* BEGIN *
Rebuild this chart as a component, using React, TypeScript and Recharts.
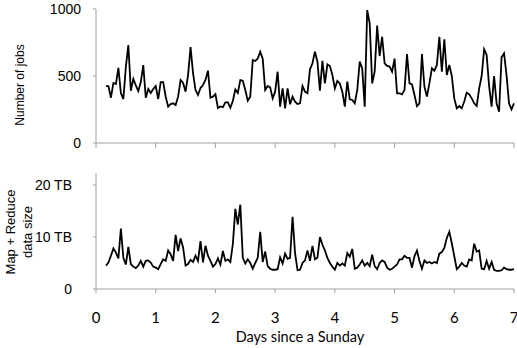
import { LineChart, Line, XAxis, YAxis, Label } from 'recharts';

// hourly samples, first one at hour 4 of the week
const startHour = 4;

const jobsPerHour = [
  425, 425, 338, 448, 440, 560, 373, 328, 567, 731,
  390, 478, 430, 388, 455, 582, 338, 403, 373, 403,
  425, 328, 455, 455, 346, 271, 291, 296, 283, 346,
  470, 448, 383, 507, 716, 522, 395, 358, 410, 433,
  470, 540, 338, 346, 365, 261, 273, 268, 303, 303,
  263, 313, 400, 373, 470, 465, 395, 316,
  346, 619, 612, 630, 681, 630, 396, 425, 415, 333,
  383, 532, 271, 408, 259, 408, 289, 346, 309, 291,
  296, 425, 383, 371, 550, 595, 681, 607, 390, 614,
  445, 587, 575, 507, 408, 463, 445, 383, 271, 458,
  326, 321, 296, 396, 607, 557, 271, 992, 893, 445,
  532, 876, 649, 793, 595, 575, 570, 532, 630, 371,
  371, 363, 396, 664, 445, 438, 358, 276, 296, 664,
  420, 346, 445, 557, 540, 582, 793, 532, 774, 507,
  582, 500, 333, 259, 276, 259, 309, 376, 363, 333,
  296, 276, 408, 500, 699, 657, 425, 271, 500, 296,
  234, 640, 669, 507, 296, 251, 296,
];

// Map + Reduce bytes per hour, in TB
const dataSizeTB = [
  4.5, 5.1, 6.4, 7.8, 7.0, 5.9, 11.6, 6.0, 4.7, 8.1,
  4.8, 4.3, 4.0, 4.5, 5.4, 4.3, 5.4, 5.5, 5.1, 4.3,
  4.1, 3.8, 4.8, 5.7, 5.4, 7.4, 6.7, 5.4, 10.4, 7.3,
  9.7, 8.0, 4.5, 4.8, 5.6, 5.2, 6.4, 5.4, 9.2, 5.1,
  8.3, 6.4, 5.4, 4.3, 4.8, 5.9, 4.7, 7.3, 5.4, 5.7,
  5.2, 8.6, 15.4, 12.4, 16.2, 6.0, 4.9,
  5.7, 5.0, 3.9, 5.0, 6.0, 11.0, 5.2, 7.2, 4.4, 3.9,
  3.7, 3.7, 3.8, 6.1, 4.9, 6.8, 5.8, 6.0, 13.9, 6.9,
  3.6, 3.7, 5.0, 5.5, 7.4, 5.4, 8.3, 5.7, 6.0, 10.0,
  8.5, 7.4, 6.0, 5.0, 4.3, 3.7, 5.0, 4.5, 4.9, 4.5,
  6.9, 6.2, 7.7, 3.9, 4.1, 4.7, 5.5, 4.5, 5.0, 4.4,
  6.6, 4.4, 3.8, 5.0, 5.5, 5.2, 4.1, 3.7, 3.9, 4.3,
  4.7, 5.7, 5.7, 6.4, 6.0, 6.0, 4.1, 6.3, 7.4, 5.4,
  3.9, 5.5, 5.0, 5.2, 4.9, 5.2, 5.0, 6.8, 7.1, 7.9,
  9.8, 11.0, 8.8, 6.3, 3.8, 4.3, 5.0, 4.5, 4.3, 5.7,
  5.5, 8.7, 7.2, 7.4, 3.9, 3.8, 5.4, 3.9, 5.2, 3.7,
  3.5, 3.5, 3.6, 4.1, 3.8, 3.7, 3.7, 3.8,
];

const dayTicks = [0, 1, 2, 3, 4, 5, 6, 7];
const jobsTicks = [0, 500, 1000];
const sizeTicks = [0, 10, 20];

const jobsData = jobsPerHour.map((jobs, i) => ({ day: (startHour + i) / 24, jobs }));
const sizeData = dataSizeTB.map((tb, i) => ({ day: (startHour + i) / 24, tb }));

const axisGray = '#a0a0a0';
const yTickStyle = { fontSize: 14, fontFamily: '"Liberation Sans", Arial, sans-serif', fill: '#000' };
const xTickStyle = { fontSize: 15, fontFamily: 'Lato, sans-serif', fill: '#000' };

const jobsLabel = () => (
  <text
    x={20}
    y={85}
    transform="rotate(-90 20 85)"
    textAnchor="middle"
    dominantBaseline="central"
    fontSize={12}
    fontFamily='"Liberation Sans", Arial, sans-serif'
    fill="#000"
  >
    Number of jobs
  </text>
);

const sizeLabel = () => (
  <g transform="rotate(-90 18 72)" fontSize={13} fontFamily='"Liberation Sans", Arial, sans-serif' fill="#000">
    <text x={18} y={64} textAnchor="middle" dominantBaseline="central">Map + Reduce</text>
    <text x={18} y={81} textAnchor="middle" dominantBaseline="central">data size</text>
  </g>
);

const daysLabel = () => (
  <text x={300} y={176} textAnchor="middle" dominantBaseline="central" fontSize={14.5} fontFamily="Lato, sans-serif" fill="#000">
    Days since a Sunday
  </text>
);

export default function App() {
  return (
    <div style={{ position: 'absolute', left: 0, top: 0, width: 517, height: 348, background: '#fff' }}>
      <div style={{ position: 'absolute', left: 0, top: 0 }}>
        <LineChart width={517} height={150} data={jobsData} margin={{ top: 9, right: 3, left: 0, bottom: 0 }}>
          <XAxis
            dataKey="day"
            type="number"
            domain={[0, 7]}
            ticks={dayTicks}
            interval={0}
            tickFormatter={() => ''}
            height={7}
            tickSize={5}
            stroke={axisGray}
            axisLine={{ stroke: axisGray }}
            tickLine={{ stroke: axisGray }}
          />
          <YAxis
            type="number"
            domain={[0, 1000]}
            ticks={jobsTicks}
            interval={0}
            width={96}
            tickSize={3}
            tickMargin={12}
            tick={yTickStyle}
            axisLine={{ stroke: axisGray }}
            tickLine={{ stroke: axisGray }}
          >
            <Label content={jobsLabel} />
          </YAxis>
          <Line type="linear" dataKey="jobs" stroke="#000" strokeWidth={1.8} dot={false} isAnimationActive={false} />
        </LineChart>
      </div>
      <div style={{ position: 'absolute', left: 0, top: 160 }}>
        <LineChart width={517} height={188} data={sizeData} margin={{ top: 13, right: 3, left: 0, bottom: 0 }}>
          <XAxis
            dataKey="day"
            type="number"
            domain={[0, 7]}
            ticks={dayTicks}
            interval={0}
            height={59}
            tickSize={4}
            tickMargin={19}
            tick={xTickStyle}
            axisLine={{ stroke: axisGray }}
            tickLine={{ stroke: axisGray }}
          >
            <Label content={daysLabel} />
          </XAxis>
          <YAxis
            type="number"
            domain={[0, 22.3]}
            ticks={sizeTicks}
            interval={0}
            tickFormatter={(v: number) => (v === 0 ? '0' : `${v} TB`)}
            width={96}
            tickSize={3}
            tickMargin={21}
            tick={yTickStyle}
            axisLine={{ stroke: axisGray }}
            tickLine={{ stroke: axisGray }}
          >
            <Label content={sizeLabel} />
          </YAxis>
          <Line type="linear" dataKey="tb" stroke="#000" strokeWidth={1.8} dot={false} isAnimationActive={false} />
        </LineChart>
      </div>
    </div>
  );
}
* END *
* BEGIN *
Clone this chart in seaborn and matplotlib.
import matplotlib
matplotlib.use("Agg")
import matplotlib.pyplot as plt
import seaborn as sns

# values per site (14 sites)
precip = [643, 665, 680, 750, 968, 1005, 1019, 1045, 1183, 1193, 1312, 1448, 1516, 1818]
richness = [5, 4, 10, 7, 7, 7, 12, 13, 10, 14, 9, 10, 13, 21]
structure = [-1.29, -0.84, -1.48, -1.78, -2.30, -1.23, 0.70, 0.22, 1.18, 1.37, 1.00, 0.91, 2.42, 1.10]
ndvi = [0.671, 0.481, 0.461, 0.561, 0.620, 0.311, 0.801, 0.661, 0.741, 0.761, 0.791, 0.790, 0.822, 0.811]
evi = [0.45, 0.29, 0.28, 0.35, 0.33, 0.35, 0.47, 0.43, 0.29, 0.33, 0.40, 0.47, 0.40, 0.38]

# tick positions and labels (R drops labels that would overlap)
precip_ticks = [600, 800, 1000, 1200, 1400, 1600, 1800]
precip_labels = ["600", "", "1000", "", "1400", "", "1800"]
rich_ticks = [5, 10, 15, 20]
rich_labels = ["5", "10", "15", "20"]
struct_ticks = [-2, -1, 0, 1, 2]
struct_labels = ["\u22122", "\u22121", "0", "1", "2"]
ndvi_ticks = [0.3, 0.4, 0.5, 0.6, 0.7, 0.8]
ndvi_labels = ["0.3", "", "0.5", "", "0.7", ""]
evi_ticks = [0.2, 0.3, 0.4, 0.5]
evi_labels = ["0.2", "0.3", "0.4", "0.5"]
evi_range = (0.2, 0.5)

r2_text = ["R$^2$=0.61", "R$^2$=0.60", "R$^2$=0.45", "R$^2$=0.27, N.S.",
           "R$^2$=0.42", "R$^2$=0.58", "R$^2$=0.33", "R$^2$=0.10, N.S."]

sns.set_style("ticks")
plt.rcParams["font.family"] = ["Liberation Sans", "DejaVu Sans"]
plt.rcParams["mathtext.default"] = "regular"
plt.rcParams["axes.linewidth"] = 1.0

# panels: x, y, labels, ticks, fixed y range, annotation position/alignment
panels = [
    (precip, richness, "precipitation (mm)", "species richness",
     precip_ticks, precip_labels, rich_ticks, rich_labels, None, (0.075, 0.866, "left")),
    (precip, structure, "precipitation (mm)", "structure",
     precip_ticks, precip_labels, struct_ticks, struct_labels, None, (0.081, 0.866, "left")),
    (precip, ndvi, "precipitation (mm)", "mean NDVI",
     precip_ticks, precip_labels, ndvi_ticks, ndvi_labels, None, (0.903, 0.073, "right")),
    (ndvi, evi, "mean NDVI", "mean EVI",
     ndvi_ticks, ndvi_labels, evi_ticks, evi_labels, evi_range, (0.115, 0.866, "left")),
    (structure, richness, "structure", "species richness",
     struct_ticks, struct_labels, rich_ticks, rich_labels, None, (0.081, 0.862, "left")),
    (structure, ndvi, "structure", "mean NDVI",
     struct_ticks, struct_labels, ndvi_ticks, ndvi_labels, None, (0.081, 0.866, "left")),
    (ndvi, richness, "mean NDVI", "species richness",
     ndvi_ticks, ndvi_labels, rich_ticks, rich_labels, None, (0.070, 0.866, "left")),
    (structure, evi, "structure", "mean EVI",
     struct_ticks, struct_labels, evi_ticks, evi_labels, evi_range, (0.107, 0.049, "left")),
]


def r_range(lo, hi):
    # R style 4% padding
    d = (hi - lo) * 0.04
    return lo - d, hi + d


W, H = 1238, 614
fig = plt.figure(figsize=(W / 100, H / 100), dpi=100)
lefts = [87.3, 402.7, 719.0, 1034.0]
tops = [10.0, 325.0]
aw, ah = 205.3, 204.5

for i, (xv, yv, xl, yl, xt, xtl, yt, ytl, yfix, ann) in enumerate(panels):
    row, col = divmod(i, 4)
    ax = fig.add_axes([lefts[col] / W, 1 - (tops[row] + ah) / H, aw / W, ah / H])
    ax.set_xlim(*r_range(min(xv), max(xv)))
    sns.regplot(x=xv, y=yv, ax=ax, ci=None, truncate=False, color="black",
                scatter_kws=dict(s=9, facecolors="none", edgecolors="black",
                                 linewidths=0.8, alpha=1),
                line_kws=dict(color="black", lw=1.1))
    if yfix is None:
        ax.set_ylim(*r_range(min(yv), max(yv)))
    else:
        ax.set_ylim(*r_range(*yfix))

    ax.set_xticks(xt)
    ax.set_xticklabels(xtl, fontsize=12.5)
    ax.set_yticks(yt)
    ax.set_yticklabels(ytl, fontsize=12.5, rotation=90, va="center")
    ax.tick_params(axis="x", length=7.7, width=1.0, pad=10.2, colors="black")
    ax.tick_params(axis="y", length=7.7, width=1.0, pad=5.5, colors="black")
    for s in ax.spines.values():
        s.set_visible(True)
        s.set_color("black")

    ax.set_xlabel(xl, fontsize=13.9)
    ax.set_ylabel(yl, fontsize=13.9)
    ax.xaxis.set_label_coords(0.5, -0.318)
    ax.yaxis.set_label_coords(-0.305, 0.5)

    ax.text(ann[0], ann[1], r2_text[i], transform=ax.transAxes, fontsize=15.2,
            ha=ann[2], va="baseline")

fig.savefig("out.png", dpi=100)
* END *
## Task prompt
Repeat exactly the lines from the one containing "Clone this chart in seaborn and matplotlib." to the one containing "import seaborn as sns", both lines included, and nothing else.

## Full answer
Clone this chart in seaborn and matplotlib.
import matplotlib
matplotlib.use("Agg")
import matplotlib.pyplot as plt
import seaborn as sns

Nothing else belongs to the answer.